IdentityChecker-KYC

It is a source code for checking new customers' backgrounds to figure out, is appropriate to open an account in banks. It has several stages to confirm customer's information. I have used Spark Cluster for the project because process speed is one of the most important parameters. In this document, I will explain all of the stages as well as I can.

Installation

To run the project you have to install some components

pip install suds,
pip install googletrans==3.1.0a0

Checking Turkish Identification Number

I have used two different validation algorithm. First of them checks, is the identification number format true?

Second validation algorithm checks, is the identicication number valid?. The algorithm needs identification number, name, surname and birth year. If your information is incorrect, it return false

Checking Similarities

I have created an algorithm to calculate how similar the customers are. It checks customers' similarities by looking at words, and dispersion of words. It counts matched words and total words and calculates total percentage of similarity.

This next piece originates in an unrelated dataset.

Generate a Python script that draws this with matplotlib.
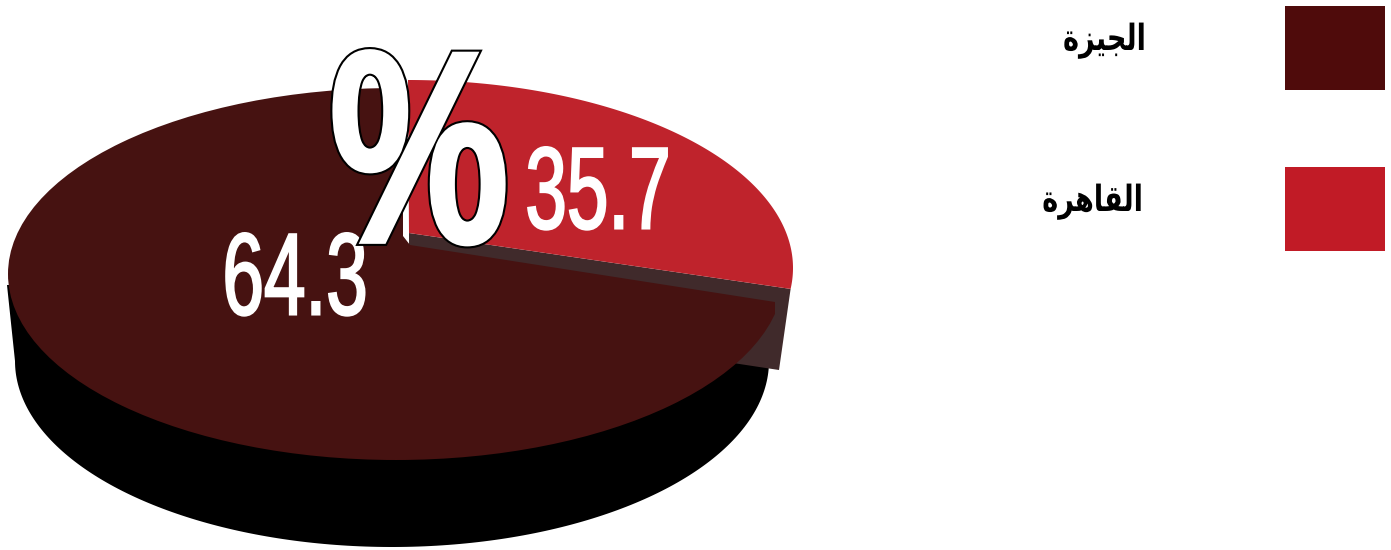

Checking Foreign Customers

This project is compatible with foreign customers' information. To provide that point, I used a translator. If the customer's origin is AR or RU, the algorithm translates to Latin Alphabet for the checking with data.

Processing Data

I have used a Spark Cluster. First of all, I created a schema for the customer data and criminal data, after that, I read all of the data, and created a loop to check similarities between the test customer and all data in the cluster so I got tables about the similarity results.